Cash‑flow management: For households with stable income, using cards carefully and paying off in full can smooth timing without incurring interest.
The Balanced Approach
Rather than a dramatic gesture, households might consider:
Limit use to essentials or protected purchases.
Set a strict repayment plan — clear balances in January to avoid interest.
Lower limits or freeze cards digitally — many banks now allow temporary blocks without cutting the card physically.
Use debit for discretionary spending — gifts, outings, extras — to keep spending grounded in available funds.
Cutting up credit cards before Christmas is a powerful symbolic act, but not always practical. For many families, the smarter move is to control, not eliminate: keep cards for emergencies and protections, but avoid using them to paper over the cracks left by stealth taxes and rising costs. In the shadow of the Budget, discipline matters more than drama.
Don't let the Chancellor's squeeze push you into the lender's arms. Whether you cut up the card or keep it, the key is to avoid carrying debt into 2026.
Christmas is coming But the Bills Arrive in January
If you overspend on credit cards at Christmas 2025 and don't clear the balance, interest charges in 2026 could snowball rapidly. With UK average credit card APRs now around 24-26% (and some cards closer to 35%), even modest debts can rack up hundreds of pounds in interest over the year.
How Interest Builds
Average APRs:
Standard cards: 24.3%
Rewards/other cards: 26.5%
Some higher‑risk cards: up to 35.9%
Household debt levels: The average UK household credit card debt in late 2025 was £2,572.
Example: £1,000 Overspend at Christmas 2025
If only minimum payments are made:
At ~25% APR, interest alone could exceed £250 over 12 months.
The debt could take years to clear, with total repayment far above the original spend.

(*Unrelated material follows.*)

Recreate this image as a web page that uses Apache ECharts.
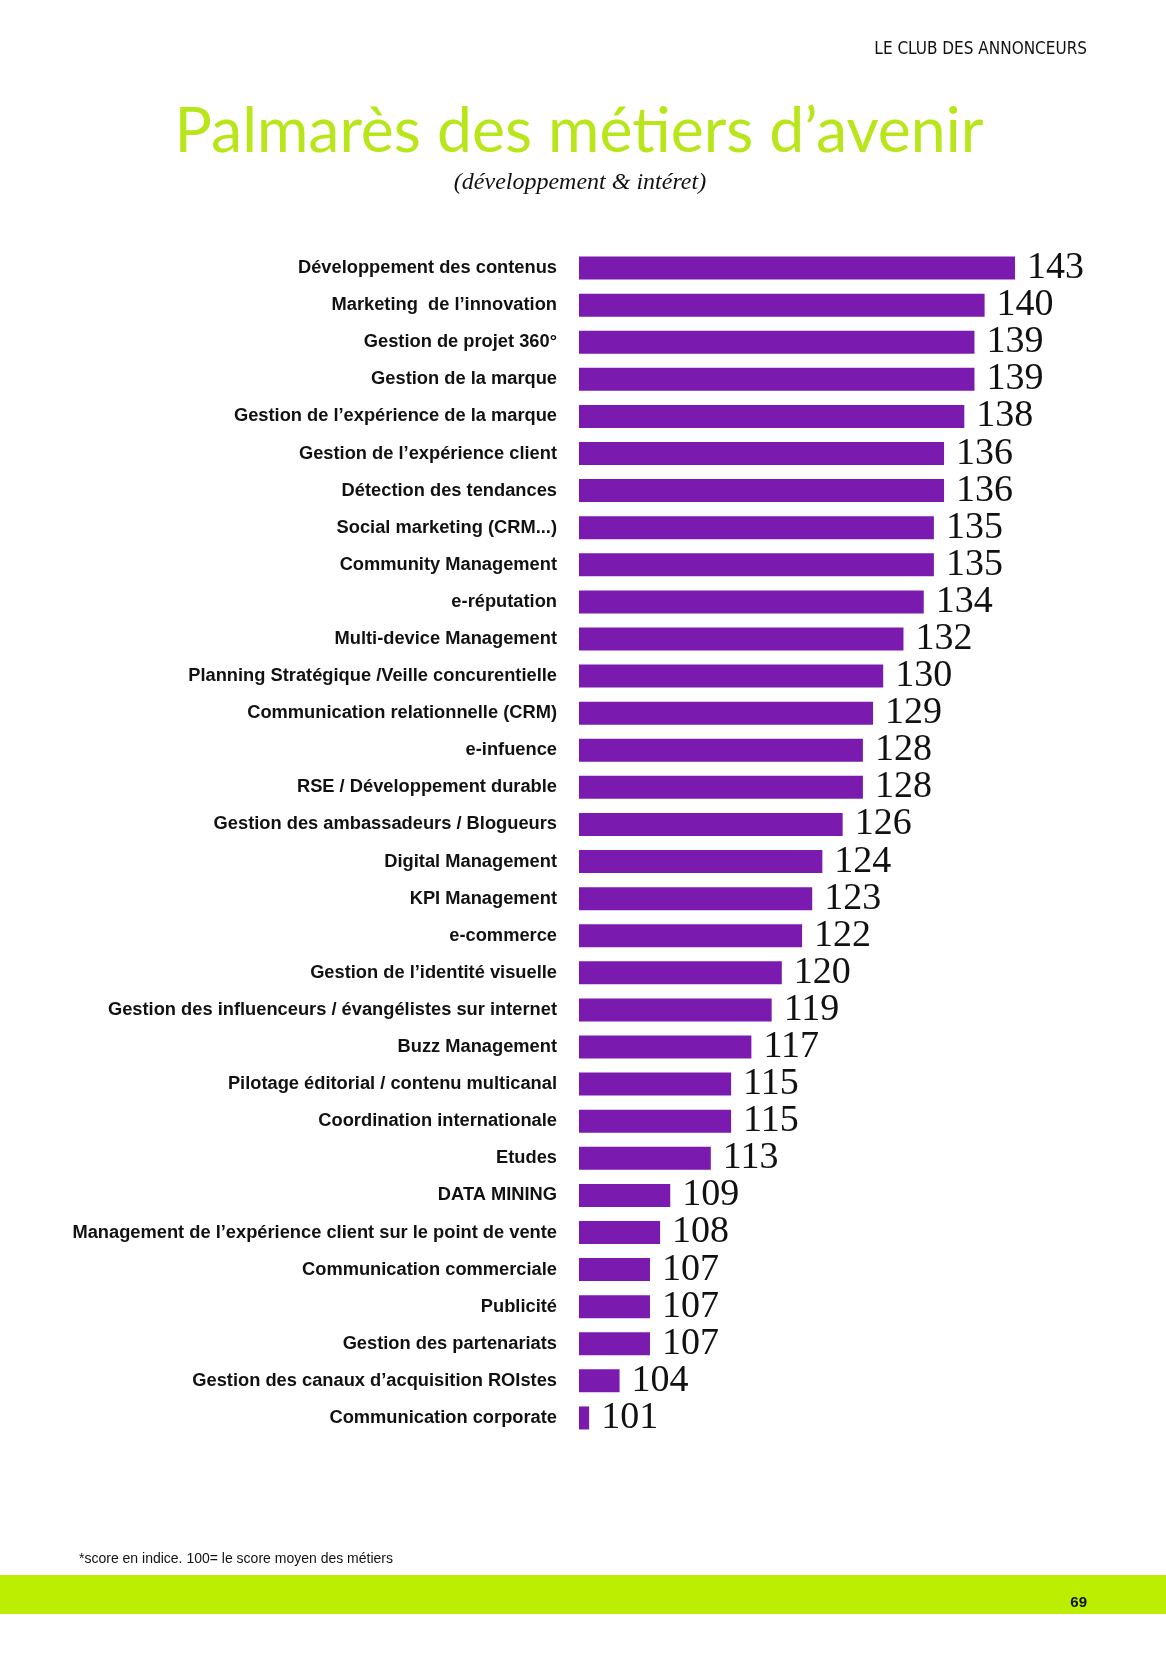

If balance is carried at 35% APR:
Interest charges could reach £350+ in 2026, turning a £1,000 splurge into a £1,350 bill.
Example: £2,500 Balance (close to household average)
At 25% APR, interest in 2026 could add £625 or more if not repaid.
At 35% APR, charges could exceed £875, pushing the balance toward £3,400 by year‑end.
Risks for Families
Compounding effect: Interest accrues monthly, so balances grow faster than many expect.
Stealth squeeze: With frozen tax thresholds and rising duties from the Budget, households may find it harder to clear balances, making interest charges even more punishing.
Psychological trap: Minimum payments feel manageable, but they barely dent the principal, leaving families stuck in long‑term debt.
Practical Steps
Pay more than the minimum — even small extra payments cut years off repayment.
Use balance transfer offers — shifting debt to 0% cards can save hundreds if managed carefully.
Ring‑fence energy bill savings (from Budget relief) to reduce debt rather than increase spending.
Plan Christmas 2026 early — set aside savings monthly to avoid repeating the cycle.
Overspending at Christmas 2025 could cost families hundreds in interest charges through 2026 if balances aren’t cleared. With APRs at 24-35%, the Budget squeeze makes discipline more vital than ever.